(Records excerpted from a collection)
▼▼▼
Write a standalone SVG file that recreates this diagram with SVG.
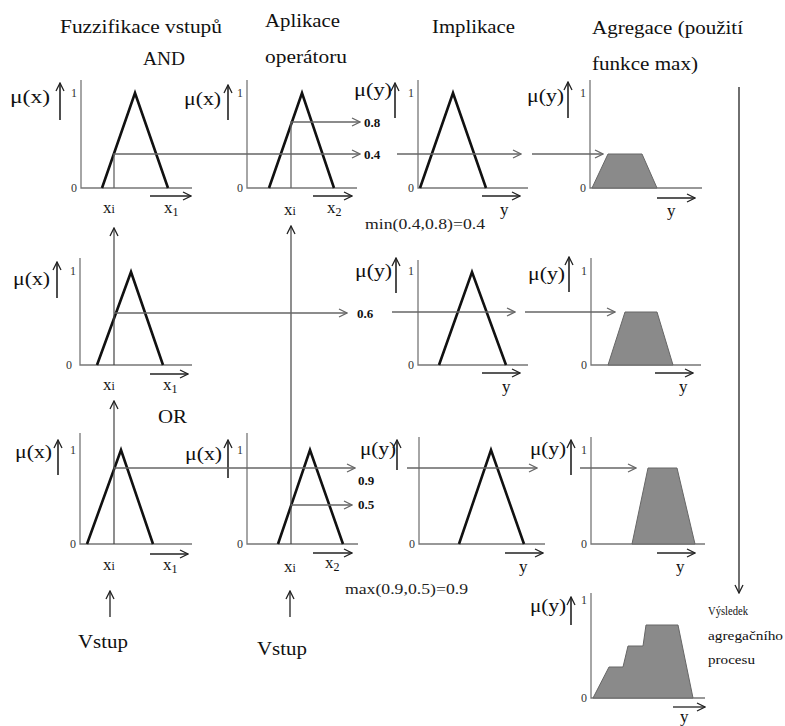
<svg xmlns="http://www.w3.org/2000/svg" width="785" height="726" viewBox="0 0 785 726">
<style>
text{font-family:"Liberation Serif","Times New Roman",serif;fill:#111}
.t{font-size:19px}
.mu{font-size:18px}
.x{font-size:17px}
.n{font-size:12px;fill:#333;text-anchor:end}
.b{font-size:13px;font-weight:bold}
.f{font-size:14px;fill:#222}
.s{font-size:12px}
.ax{stroke:#777;stroke-width:1.3;fill:none}
.tri{stroke:#111;stroke-width:2.6;fill:none;stroke-linejoin:miter}
.ag{fill:#8a8a8a;stroke:#666;stroke-width:1}
.h{stroke:#666;stroke-width:1.3;fill:none;marker-end:url(#mg)}
.ua{stroke:#222;stroke-width:1.6;fill:none;marker-end:url(#mb)}
.da{stroke:#222;stroke-width:1.3;fill:none;marker-end:url(#mb)}
.v{stroke:#444;stroke-width:1.2;fill:none;marker-end:url(#mb)}
</style>
<defs>
<marker id="mg" markerUnits="userSpaceOnUse" markerWidth="10" markerHeight="10" viewBox="0 0 10 10" refX="9" refY="5" orient="auto"><path d="M1,1 L9,5 L1,9" fill="none" stroke="#666" stroke-width="1.3"/></marker>
<marker id="mb" markerUnits="userSpaceOnUse" markerWidth="10" markerHeight="10" viewBox="0 0 10 10" refX="9" refY="5" orient="auto"><path d="M1,1 L9,5 L1,9" fill="none" stroke="#222" stroke-width="1.3"/></marker>
</defs>
<rect width="785" height="726" fill="#fff"/>

<g id="titles">
<text class="t" x="60" y="33" textLength="162" lengthAdjust="spacingAndGlyphs">Fuzzifikace vstupů</text>
<text class="t" x="143" y="65" textLength="42" lengthAdjust="spacingAndGlyphs">AND</text>
<text class="t" x="265" y="27" textLength="75" lengthAdjust="spacingAndGlyphs">Aplikace</text>
<text class="t" x="265" y="63" textLength="82" lengthAdjust="spacingAndGlyphs">operátoru</text>
<text class="t" x="432" y="33" textLength="83" lengthAdjust="spacingAndGlyphs">Implikace</text>
<text class="t" x="592" y="34" textLength="151" lengthAdjust="spacingAndGlyphs">Agregace (použití</text>
<text class="t" x="592" y="70" textLength="106" lengthAdjust="spacingAndGlyphs">funkce max)</text>
<text class="t" x="158" y="423" textLength="29" lengthAdjust="spacingAndGlyphs">OR</text>
</g>

<g id="r1c1">
<path class="ax" d="M81,80 V188 H192"/>
<path class="tri" d="M102,188 L135,93 L168,188"/>
<text class="n" x="77" y="97">1</text><text class="n" x="77" y="192">0</text>
<text class="mu" x="10" y="103" textLength="40" lengthAdjust="spacingAndGlyphs">μ(x)</text>
<path class="ua" d="M60,120 V83"/>
<path class="da" d="M150,196 H191"/>
<text class="x" x="103" y="213">x<tspan font-size="12">i</tspan></text>
<text class="x" x="164" y="213">x<tspan font-size="12" dy="3">1</tspan></text>
</g>

<g id="r1c2">
<path class="ax" d="M247,80 V188 H357"/>
<path class="tri" d="M269,188 L302,93 L334,188"/>
<text class="n" x="243" y="97">1</text><text class="n" x="243" y="192">0</text>
<text class="mu" x="184" y="105" textLength="37" lengthAdjust="spacingAndGlyphs">μ(x)</text>
<path class="ua" d="M228,120 V85"/>
<path class="da" d="M313,196 H352"/>
<text class="x" x="284" y="215">x<tspan font-size="12">i</tspan></text>
<text class="x" x="327" y="213">x<tspan font-size="12" dy="3">2</tspan></text>
</g>

<g id="r1c3">
<path class="ax" d="M418,80 V188 H528"/>
<path class="tri" d="M420,188 L453,93 L486,188"/>
<text class="n" x="414" y="97">1</text><text class="n" x="414" y="192">0</text>
<text class="mu" x="354" y="96" textLength="38" lengthAdjust="spacingAndGlyphs">μ(y)</text>
<path class="ua" d="M395,118 V83"/>
<path class="da" d="M482,196 H520"/>
<text class="x" x="500" y="215">y</text>
</g>

<g id="r1c4">
<path class="ax" d="M590,80 V188 H702"/>
<path class="ag" d="M592,188 L608,154 L642,154 L657,188 Z"/>
<text class="n" x="586" y="97">1</text><text class="n" x="586" y="192">0</text>
<text class="mu" x="527" y="102" textLength="37" lengthAdjust="spacingAndGlyphs">μ(y)</text>
<path class="ua" d="M568,118 V82"/>
<path class="da" d="M657,198 H695"/>
<text class="x" x="667" y="216">y</text>
</g>

<g id="r2c1">
<path class="ax" d="M80,258 V365 H192"/>
<path class="tri" d="M97,365 L131,272 L163,365"/>
<text class="n" x="76" y="275">1</text><text class="n" x="72" y="369">0</text>
<text class="mu" x="13" y="285" textLength="37" lengthAdjust="spacingAndGlyphs">μ(x)</text>
<path class="ua" d="M57,298 V262"/>
<path class="da" d="M150,374 H188"/>
<text class="x" x="103" y="390">x<tspan font-size="12">i</tspan></text>
<text class="x" x="163" y="390">x<tspan font-size="12" dy="3">1</tspan></text>
</g>

<g id="r2c3">
<path class="ax" d="M418,260 V365 H528"/>
<path class="tri" d="M439,365 L472,272 L506,365"/>
<text class="n" x="414" y="275">1</text><text class="n" x="414" y="369">0</text>
<text class="mu" x="355" y="277" textLength="37" lengthAdjust="spacingAndGlyphs">μ(y)</text>
<path class="ua" d="M396,293 V258"/>
<path class="da" d="M482,373 H520"/>
<text class="x" x="502" y="392">y</text>
</g>

<g id="r2c4">
<path class="ax" d="M591,258 V365 H701"/>
<path class="ag" d="M608,365 L625,312 L657,312 L673,365 Z"/>
<text class="n" x="587" y="275">1</text><text class="n" x="587" y="369">0</text>
<text class="mu" x="528" y="280" textLength="37" lengthAdjust="spacingAndGlyphs">μ(y)</text>
<path class="ua" d="M569,292 V257"/>
<path class="da" d="M655,373 H693"/>
<text class="x" x="679" y="392">y</text>
</g>

<g id="r3c1">
<path class="ax" d="M80,433 V544 H192"/>
<path class="tri" d="M87,544 L121,450 L153,544"/>
<text class="n" x="76" y="454">1</text><text class="n" x="76" y="548">0</text>
<text class="mu" x="15" y="458" textLength="37" lengthAdjust="spacingAndGlyphs">μ(x)</text>
<path class="ua" d="M58,475 V440"/>
<path class="da" d="M150,554 H188"/>
<text class="x" x="103" y="570">x<tspan font-size="12">i</tspan></text>
<text class="x" x="163" y="570">x<tspan font-size="12" dy="3">1</tspan></text>
</g>

<g id="r3c2">
<path class="ax" d="M247,433 V544 H358"/>
<path class="tri" d="M278,544 L310,450 L343,544"/>
<text class="n" x="243" y="454">1</text><text class="n" x="243" y="548">0</text>
<text class="mu" x="185" y="460" textLength="37" lengthAdjust="spacingAndGlyphs">μ(x)</text>
<path class="ua" d="M228,478 V440"/>
<path class="da" d="M313,553 H352"/>
<text class="x" x="284" y="572">x<tspan font-size="12">i</tspan></text>
<text class="x" x="325" y="568">x<tspan font-size="12" dy="3">2</tspan></text>
</g>

<g id="r3c3">
<path class="ax" d="M419,437 V544 H545"/>
<path class="tri" d="M459,544 L491,450 L524,544"/>
<text class="n" x="415" y="548">0</text>
<text class="mu" x="360" y="455" textLength="36" lengthAdjust="spacingAndGlyphs">μ(y)</text>
<path class="ua" d="M397,470 V440"/>
<path class="da" d="M505,553 H543"/>
<text class="x" x="519" y="572">y</text>
</g>

<g id="r3c4">
<path class="ax" d="M591,437 V544 H705"/>
<path class="ag" d="M632,544 L648,468 L677,468 L695,544 Z"/>
<text class="n" x="587" y="454">1</text><text class="n" x="587" y="548">0</text>
<text class="mu" x="530" y="455" textLength="36" lengthAdjust="spacingAndGlyphs">μ(y)</text>
<path class="ua" d="M571,475 V440"/>
<path class="da" d="M657,553 H695"/>
<text class="x" x="676" y="572">y</text>
</g>

<g id="r4c4">
<path class="ax" d="M591,593 V698 H705"/>
<path class="ag" d="M593,698 L609,667 L623,667 L628,646 L643,646 L646,625 L678,625 L693,698 Z"/>
<text class="n" x="587" y="604">1</text><text class="n" x="587" y="702">0</text>
<text class="mu" x="530" y="612" textLength="36" lengthAdjust="spacingAndGlyphs">μ(y)</text>
<path class="ua" d="M571,625 V597"/>
<path class="da" d="M673,707 H705"/>
<text class="x" x="680" y="722">y</text>
<text class="s" x="708" y="615" textLength="40" lengthAdjust="spacingAndGlyphs">Výsledek</text>
<text class="s" x="708" y="640" textLength="75" lengthAdjust="spacingAndGlyphs">agregačního</text>
<text class="s" x="708" y="664" textLength="47" lengthAdjust="spacingAndGlyphs">procesu</text>
</g>

<g id="inputs">
<text class="t" x="78" y="648" textLength="50" lengthAdjust="spacingAndGlyphs">Vstup</text>
<text class="t" x="257" y="655" textLength="50" lengthAdjust="spacingAndGlyphs">Vstup</text>
</g>

<g id="values">
<text class="b" x="364" y="127">0.8</text>
<text class="b" x="364" y="159">0.4</text>
<text class="b" x="357" y="318">0.6</text>
<text class="b" x="358" y="485">0.9</text>
<text class="b" x="358" y="509">0.5</text>
<text class="f" x="365" y="229" textLength="120" lengthAdjust="spacingAndGlyphs">min(0.4,0.8)=0.4</text>
<text class="f" x="345" y="594" textLength="123" lengthAdjust="spacingAndGlyphs">max(0.9,0.5)=0.9</text>
</g>

<g id="connectors">
<path class="h" d="M114,188 V154 H360"/>
<path class="h" d="M291,188 V122 H360"/>
<path class="v" d="M291,544 V226"/>
<path class="v" d="M114,365 V228"/>
<path class="v" d="M114,544 V401"/>
<path class="h" d="M114,313 H347"/>
<path class="h" d="M114,468 H355"/>
<path class="h" d="M291,505 H352"/>
<path class="h" d="M397,154 H521"/>
<path class="h" d="M532,154 H603"/>
<path class="h" d="M392,312 H515"/>
<path class="h" d="M525,312 H615"/>
<path class="h" d="M407,468 H537"/>
<path class="h" d="M580,468 H636"/>
<path class="da" d="M110,617 V591"/>
<path class="da" d="M290,617 V591"/>
<path class="da" d="M739,87 V593" stroke-width="1.6"/>
</g>
</svg>
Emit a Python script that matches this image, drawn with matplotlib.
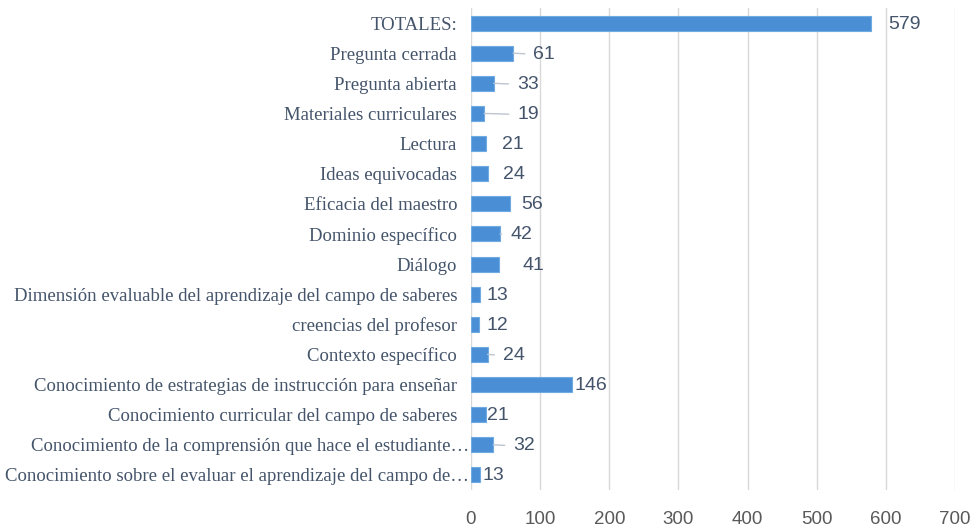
import matplotlib
matplotlib.use("Agg")
import matplotlib.pyplot as plt
from matplotlib.transforms import ScaledTranslation

# categories top to bottom, as in the chart
categories = [
    "TOTALES:",
    "Pregunta cerrada",
    "Pregunta abierta",
    "Materiales curriculares",
    "Lectura",
    "Ideas equivocadas",
    "Eficacia del maestro",
    "Dominio específico",
    "Diálogo",
    "Dimensión evaluable del aprendizaje del campo de saberes",
    "creencias del profesor",
    "Contexto específico",
    "Conocimiento de estrategias de instrucción para enseñar",
    "Conocimiento curricular del campo de saberes",
    "Conocimiento de la comprensión que hace el estudiante…",
    "Conocimiento sobre el evaluar el aprendizaje del campo de…",
]
values = [579, 61, 33, 19, 21, 24, 56, 42, 41, 13, 12, 24, 146, 21, 32, 13]
xticks = [0, 100, 200, 300, 400, 500, 600, 700]

# label placement (pixels right of the bar end) and leader lines
label_dx = [17, 20, 23, 33, 16, 15, 12, 10, 23, 7, 7, 15, 3, 1, 20, 3]
leader = [0, 1, 1, 1, 0, 0, 0, 1, 0, 0, 0, 1, 0, 0, 1, 0]

text_col = "#44546A"
bar_col = "#4A8FD6"

fig = plt.figure(figsize=(9.74, 5.26), dpi=100)
ax = fig.add_axes([471 / 974, 1 - 490 / 526, (955 - 471) / 974, (490 - 8) / 526])

ypos = list(range(len(categories)))
ax.barh(ypos, values, height=0.5, color=bar_col, edgecolor="#6FAAE2", linewidth=0.8, zorder=3)

for y, v, dx, ld in zip(ypos, values, label_dx, leader):
    props = None
    if ld:
        props = dict(arrowstyle="-", color="#BCC5D0", lw=1.0, shrinkA=4, shrinkB=0,
                     relpos=(0, 0.5))
    ax.annotate(str(v), xy=(v, y), xytext=(dx, -1), textcoords="offset pixels",
                ha="left", va="center", fontsize=14, color=text_col,
                family="Liberation Sans", arrowprops=props, zorder=4)

ax.set_yticks(ypos)
ax.set_yticklabels(categories, family="Liberation Serif", fontsize=13.5, color=text_col)
ax.set_ylim(len(categories) - 0.5, -0.5)
ax.set_xlim(0, 700)
ax.set_xticks(xticks)
ax.set_xticklabels([str(t) for t in xticks], family="Liberation Sans", fontsize=13.5,
                   color="#595959")
ax.tick_params(axis="both", length=0)
ax.tick_params(axis="x", pad=15)
ax.tick_params(axis="y", pad=10)

# truncated labels run up to the bar edge, as in the original
for lab in ax.get_yticklabels():
    if lab.get_text().endswith("…"):
        lab.set_transform(lab.get_transform() + ScaledTranslation(0.12, 0, fig.dpi_scale_trans))

ax.grid(axis="x", color="#D9D9D9", lw=1, zorder=0)
for s in ax.spines.values():
    s.set_visible(False)

fig.savefig("out.png", dpi=100)
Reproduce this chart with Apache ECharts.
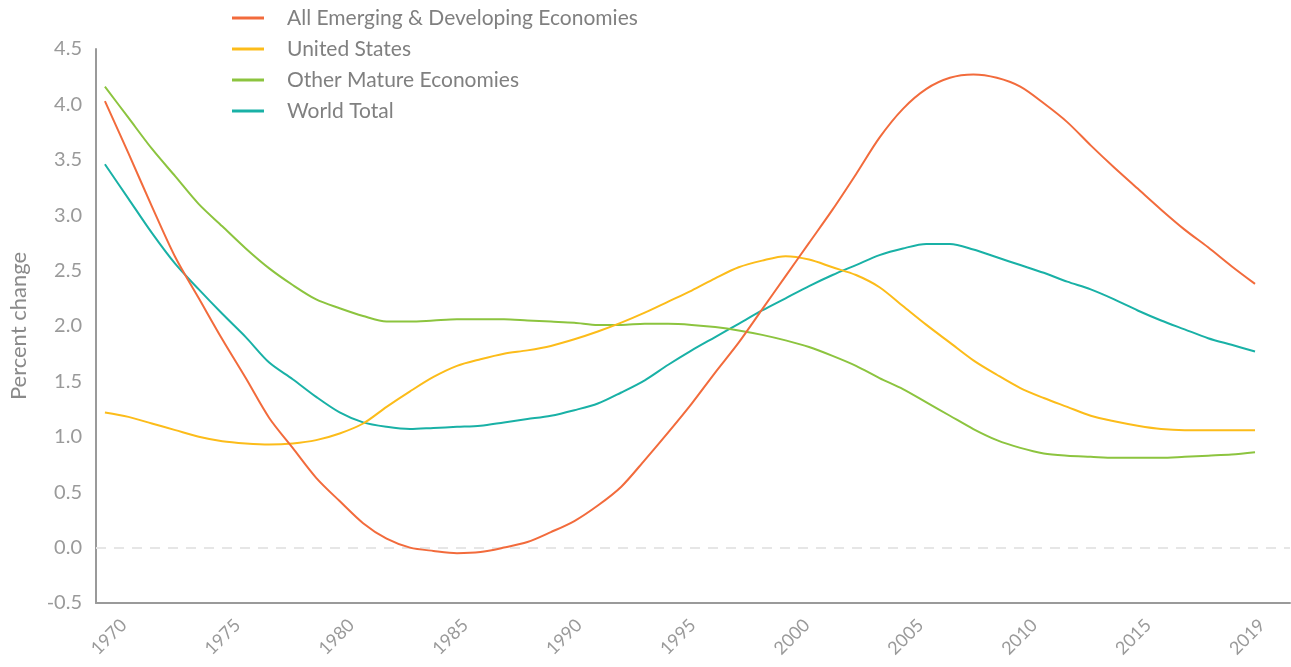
<!DOCTYPE html>
<html>
<head>
<meta charset="utf-8">
<script src="https://cdn.jsdelivr.net/npm/echarts@6/dist/echarts.min.js"></script>
<style>html,body{margin:0;padding:0;background:#fff}#c{width:1291px;height:667px}</style>
</head>
<body>
<div id="c"></div>
<script>
const years = [];
for (let y = 1970; y <= 2019; y++) years.push(y);
const xTickLabels = ['1970', '1975', '1980', '1985', '1990', '1995', '2000', '2005', '2010', '2015', '2019'];
const seriesNames = ['All Emerging & Developing Economies', 'United States', 'Other Mature Economies', 'World Total'];
const emerging = [4.03,3.56,3.08,2.62,2.25,1.88,1.53,1.17,0.90,0.63,0.42,0.22,0.08,0.00,-0.03,-0.05,-0.04,0.00,0.05,0.14,0.24,0.38,0.55,0.79,1.04,1.30,1.58,1.85,2.15,2.45,2.75,3.05,3.37,3.70,3.96,4.14,4.24,4.27,4.24,4.16,4.01,3.84,3.63,3.43,3.24,3.05,2.87,2.71,2.54,2.38];
const unitedStates = [1.22,1.18,1.12,1.06,1.00,0.96,0.94,0.93,0.94,0.97,1.03,1.12,1.27,1.41,1.54,1.64,1.70,1.75,1.78,1.82,1.88,1.95,2.03,2.12,2.22,2.32,2.43,2.53,2.59,2.63,2.60,2.53,2.46,2.35,2.18,2.01,1.85,1.69,1.56,1.44,1.35,1.27,1.19,1.14,1.10,1.07,1.06,1.06,1.06,1.06];
const otherMature = [4.16,3.88,3.60,3.35,3.10,2.90,2.70,2.52,2.37,2.24,2.16,2.09,2.04,2.04,2.05,2.06,2.06,2.06,2.05,2.04,2.03,2.01,2.01,2.02,2.02,2.01,1.99,1.96,1.92,1.87,1.81,1.73,1.64,1.53,1.43,1.31,1.19,1.07,0.97,0.90,0.85,0.83,0.82,0.81,0.81,0.81,0.82,0.83,0.84,0.86];
const worldTotal = [3.46,3.15,2.84,2.56,2.33,2.11,1.90,1.67,1.52,1.36,1.22,1.13,1.09,1.07,1.08,1.09,1.10,1.13,1.16,1.19,1.24,1.30,1.40,1.51,1.65,1.78,1.90,2.02,2.14,2.25,2.36,2.46,2.55,2.64,2.70,2.74,2.74,2.69,2.62,2.55,2.48,2.40,2.33,2.24,2.14,2.05,1.97,1.89,1.83,1.77];
const colors = ['#f26b3c', '#fcbc1a', '#8cc43f', '#19b1a6'];

const values = [emerging, unitedStates, otherMature, worldTotal];
// tick labels are evenly spaced along the axis (the last step 2015->2019 gets the same width)
const labelStart = 1970.17, labelStep = 4.85;
const labelPos = xTickLabels.map((_, k) => labelStart + k * labelStep);
const font = 'Lato, "Open Sans", sans-serif';
const chart = echarts.init(document.getElementById('c'), null, {renderer: 'canvas'});
chart.setOption({
  animation: false,
  color: colors,
  grid: {left: 96, right: 1, top: 49, bottom: 64, containLabel: false, outerBoundsMode: 'none'},
  legend: {
    orient: 'vertical', left: 232, top: 7, padding: 0, itemGap: 9,
    itemWidth: 32, itemHeight: 3, icon: 'rect',
    textStyle: {fontFamily: font, fontSize: 21, color: '#808080', padding: [0,0,0,18], lineHeight: 22},
    data: seriesNames
  },
  xAxis: {
    type: 'value', min: 1969.62, max: 2020.49,
    axisLine: {show: true, onZero: false, lineStyle: {color: '#9a9a9a', width: 2}},
    axisTick: {show: false},
    splitLine: {show: false},
    axisLabel: {
      customValues: labelPos, rotate: 45, align: 'center', verticalAlign: 'middle',
      color: '#9a9a9a', fontFamily: font, fontSize: 18, margin: 34,
      formatter: v => xTickLabels[Math.round((v - labelStart) / labelStep)]
    }
  },
  yAxis: {
    type: 'value', min: -0.5, max: 4.5, interval: 0.5,
    name: 'Percent change', nameLocation: 'middle', nameGap: 66,
    nameTextStyle: {fontFamily: font, fontSize: 22, color: '#8a8a8a'},
    axisLine: {show: true, onZero: false, lineStyle: {color: '#9a9a9a', width: 2}},
    axisTick: {show: false},
    splitLine: {show: false},
    axisLabel: {color: '#9a9a9a', fontFamily: font, fontSize: 20, margin: 14, formatter: v => v.toFixed(1)}
  },
  series: seriesNames.map((name, i) => ({
    name, type: 'line', showSymbol: false, symbol: 'none', smooth: 0.3,
    lineStyle: {width: 2, color: colors[i]},
    data: years.map((y, k) => [y, values[i][k]]),
    markLine: i === 0 ? {
      silent: true, symbol: 'none', label: {show: false},
      lineStyle: {type: [10, 8], color: '#e6e6e6', width: 2, opacity: 1},
      emphasis: {disabled: true},
      data: [{yAxis: 0}]
    } : undefined,
    z: 10 - i
  }))
});
</script>
</body>
</html>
▲▲▲
**WHAT IS NEEDED:** In the listing above, find the line containing "Emit a Python" and the line containing "xticks = [0, 100, 200, 300, 400, 500, 600, 700]", then output those two lines and everything between them exactly as written, without the images.

**FULL RESPONSE:**
Emit a Python script that matches this image, drawn with matplotlib.
import matplotlib
matplotlib.use("Agg")
import matplotlib.pyplot as plt
from matplotlib.transforms import ScaledTranslation

# categories top to bottom, as in the chart
categories = [
    "TOTALES:",
    "Pregunta cerrada",
    "Pregunta abierta",
    "Materiales curriculares",
    "Lectura",
    "Ideas equivocadas",
    "Eficacia del maestro",
    "Dominio específico",
    "Diálogo",
    "Dimensión evaluable del aprendizaje del campo de saberes",
    "creencias del profesor",
    "Contexto específico",
    "Conocimiento de estrategias de instrucción para enseñar",
    "Conocimiento curricular del campo de saberes",
    "Conocimiento de la comprensión que hace el estudiante…",
    "Conocimiento sobre el evaluar el aprendizaje del campo de…",
]
values = [579, 61, 33, 19, 21, 24, 56, 42, 41, 13, 12, 24, 146, 21, 32, 13]
xticks = [0, 100, 200, 300, 400, 500, 600, 700]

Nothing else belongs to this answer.